Aku tidak tau apa yang ku inginkan dalam hidup ini. 

Kepalaku tak ubahnya cerobong pabrik saja. Menyambar-nyambar, di angkasa di antara kepulan asap gelap dan bunyi memekkan.


Aku tidak tau apa yang ku inginkan dalam hidup ini

aku selalu kembali pada sebuah kehampaan dan bayang-bayang ketakutan.


Penggalan puisi di atas adalah patahan dari bait-bait puisi yang berhasil hamba pungut dari banyak hal yang tercecer dan berserakan dalam hidup. Susunan kalimat-kalimat di atas paling tidak berhasil menggambarkan sesosok mahasiswa yang mengalami kondisi kehampaan.

Sebuah kondisi ketika kehidupan menjungkir balikkan sejuta angan yang memenuhi alam pikirannya saat benar-benar berbaju aktivis. Setumpuk rencana, program dan kegiatan seakan melengkapi tampilannya yang disebut "Pemuda Idealis". 

Keterlibatannya di dalam berbagai peran dan forum, selalu memantik pribadinya untuk tampil sebagai generasi pegiat. Darah mudanya meledak-meladak mengepulkan asap dan bunyi lantang dalam dirinya, sehingga tak sedikit kegiatan diikuti dan bahkan seringkali menjadi bagian penyelenggaranya. Kalimat-kalimat yang diungkapkan selalu saja dihiasi dengan kata-kata populer lagaknya kaum terpelajar yang ilmiah dan cendikia. 

Poligami Organisasi dirasa belum cukup, buku-buku tebal dengan judul keren selalu diapitnya, tas melingkar di tubuhnya menambah prestise dia sebagai mahasiswa.

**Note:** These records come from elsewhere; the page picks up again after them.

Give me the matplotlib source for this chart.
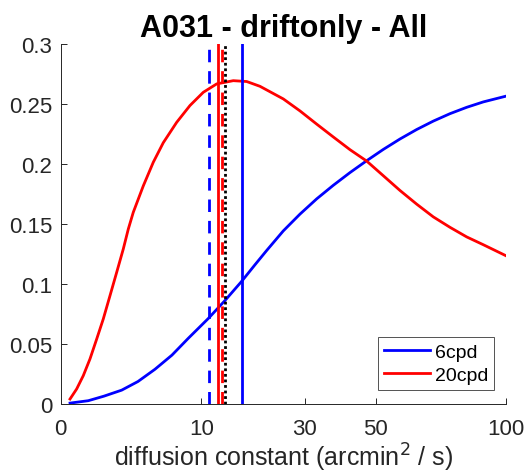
import numpy as np
import matplotlib
matplotlib.use("Agg")
import matplotlib.pyplot as plt

plt.rcParams['font.family'] = ['Liberation Sans', 'DejaVu Sans']

# diffusion constant values (arcmin^2/s) and curve heights
x_20 = [0.044, 0.129, 0.258, 0.433, 0.654, 0.915, 1.226, 1.582, 1.976, 2.305,
        2.658, 3.441, 4.324, 5.308, 6.786, 8.431, 10.255, 12.273, 15.024, 17.447,
        20.031, 24.989, 28.879, 33.05, 37.475, 42.207, 47.222, 52.484, 58.058,
        63.914, 70.013, 76.43, 83.127, 90.064, 100]
y_20 = [0.0044, 0.0128, 0.0239, 0.0378, 0.0544, 0.0711, 0.0905, 0.110, 0.1294,
        0.146, 0.160, 0.182, 0.2017, 0.218, 0.235, 0.249, 0.260, 0.267, 0.2697,
        0.269, 0.2650, 0.2545, 0.2445, 0.2335, 0.2228, 0.2122, 0.2027, 0.1905,
        0.1782, 0.1668, 0.1562, 0.1475, 0.1395, 0.1330, 0.1238]

x_6 = [0.044, 0.384, 0.946, 1.877, 3.013, 4.484, 6.247, 8.211, 10.987, 13.614,
       16.522, 19.039, 21.401, 24.989, 28.879, 33.05, 37.475, 42.207, 47.222,
       52.484, 58.058, 63.914, 70.013, 76.43, 83.127, 90.064, 100]
y_6 = [0.001, 0.003, 0.0068, 0.0118, 0.019, 0.0292, 0.041, 0.055, 0.0715, 0.0865,
       0.1025, 0.1163, 0.1282, 0.1445, 0.1585, 0.1712, 0.1825, 0.1931, 0.2030,
       0.2124, 0.2211, 0.2290, 0.2360, 0.2422, 0.2475, 0.2520, 0.2568]

# vertical markers
d_6_dash = 11.05
d_6_solid = 16.52
d_20_solid = 12.53
d_20_dash = 13.07
d_black = 13.61

xticks = [0, 10, 30, 50, 100]
yticks = [0, 0.05, 0.1, 0.15, 0.2, 0.25, 0.3]
ytick_labels = ['0', '0.05', '0.1', '0.15', '0.2', '0.25', '0.3']

fig = plt.figure(figsize=(5.29, 4.77), dpi=100)
ax = fig.add_axes([0.1147, 0.1503, 0.8418, 0.7547])
ax.set_xscale('function', functions=(np.sqrt, np.square))

ax.plot(x_6, y_6, color='#0000ff', lw=2, label='6cpd')
ax.plot(x_20, y_20, color='#ff0000', lw=2, label='20cpd')

ax.axvline(d_6_dash, color='#0000ff', lw=2, ls=(0, (4.5, 3.2)))
ax.axvline(d_20_solid, color='#ff0000', lw=2)
ax.axvline(d_20_dash, color='#ff0000', lw=2, ls=(0, (4.5, 3.2)))
ax.axvline(d_black, color='black', lw=2, ls=(0, (1, 1)))
ax.axvline(d_6_solid, color='#0000ff', lw=2)

ax.set_xlim(0, 100)
ax.set_ylim(0, 0.3)
ax.set_xticks(xticks)
ax.set_xticklabels([str(t) for t in xticks])
ax.set_yticks(yticks)
ax.set_yticklabels(ytick_labels)

for s in ['top', 'right']:
    ax.spines[s].set_visible(False)
for s in ['left', 'bottom']:
    ax.spines[s].set_color('#262626')
    ax.spines[s].set_linewidth(0.7)
ax.tick_params(direction='in', length=4, width=0.7, colors='#262626',
               labelsize=16, labelcolor='#262626')
ax.tick_params(axis='x', pad=10)
ax.tick_params(axis='y', pad=6)

ax.set_xlabel('diffusion constant (arcmin$^2$ / s)', fontsize=18,
              color='#262626', labelpad=1)
ax.set_title('A031 - driftonly - All', fontsize=22, fontweight='bold', pad=6)

leg = ax.legend(loc='lower right', bbox_to_anchor=(0.9737, 0.0397),
                borderaxespad=0, fontsize=14, handlelength=2.37,
                frameon=True, fancybox=False, borderpad=0.3,
                labelspacing=0.3, handletextpad=0.25)
leg.get_frame().set_edgecolor('#262626')
leg.get_frame().set_linewidth(0.7)

fig.savefig('out.png', dpi=100)
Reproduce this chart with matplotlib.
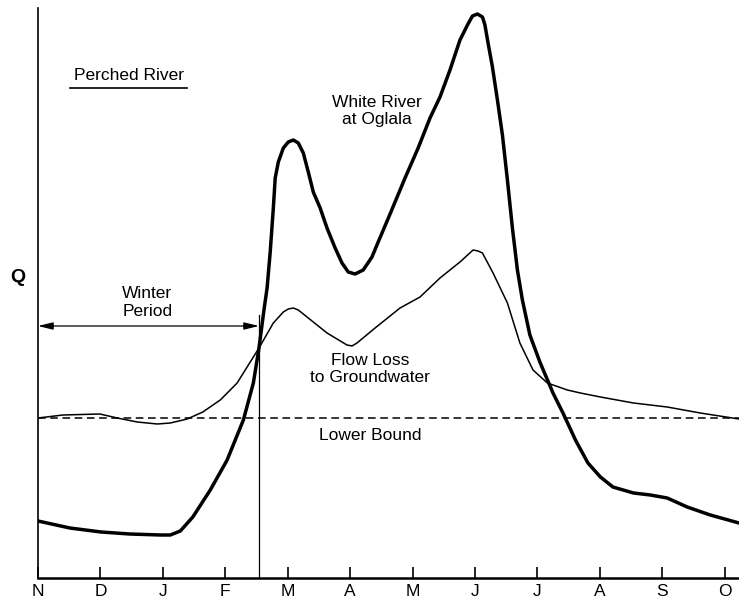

Pandai bersilat lidah ketika muncul di forum kelas, diskusi komunitas atau di manapun debat-debat terjadi merupakan ajang ekspresi diri. Dominasinya di atas rata-rata audiens kentara sekali menjadi sebuah bukti bahwa ia mahasiswa yang suka melontarkan wacana. Referensi dari para ahli menjadi cara kreatif di tengah-tengah sekian pendengar, walau terkadang ia sendiri tak begitu paham sumber aslinya. Alih-alih membuat mengerti sejawat, diri sendiri saja acapkali berulang memaknai apa yang dilontarkan dari mulutnya.

Demam panggung terlihat juga dalam dirinya ketika berada di mimbar bebas. Berkoar-koar di depan gedung lembaga negara, instansi, turun ke jalan atau malah di halaman kampusnya dengan mengusung dan menyuarakan aspirasi semua lapisan serta berdalih demi kepentingan umum.

Tentu terdapat hikmah di balik segala sesuatu. Profil mahasiswa yang demikian, tentu dengan mudah membuat banyak dosen mengenal pribadinya bahkan namanya seringkali disebut di berbagai kesempatan, meskipun terkadang sosoknya menjadi "korban" sasaran tudingan dari segala macam peristiwa dan kejadian yang meletup walau sejatinya sama sekali ia bukan tokoh di belakang layar apalagi tampil sebagai korlap (koordinator lapangan). Bagi tipe mahasiswa yang seperti dia, disadari betul bahwa kondisi itu merupakan risiko pergerakan yang harus diterima, suka ataupun tidak.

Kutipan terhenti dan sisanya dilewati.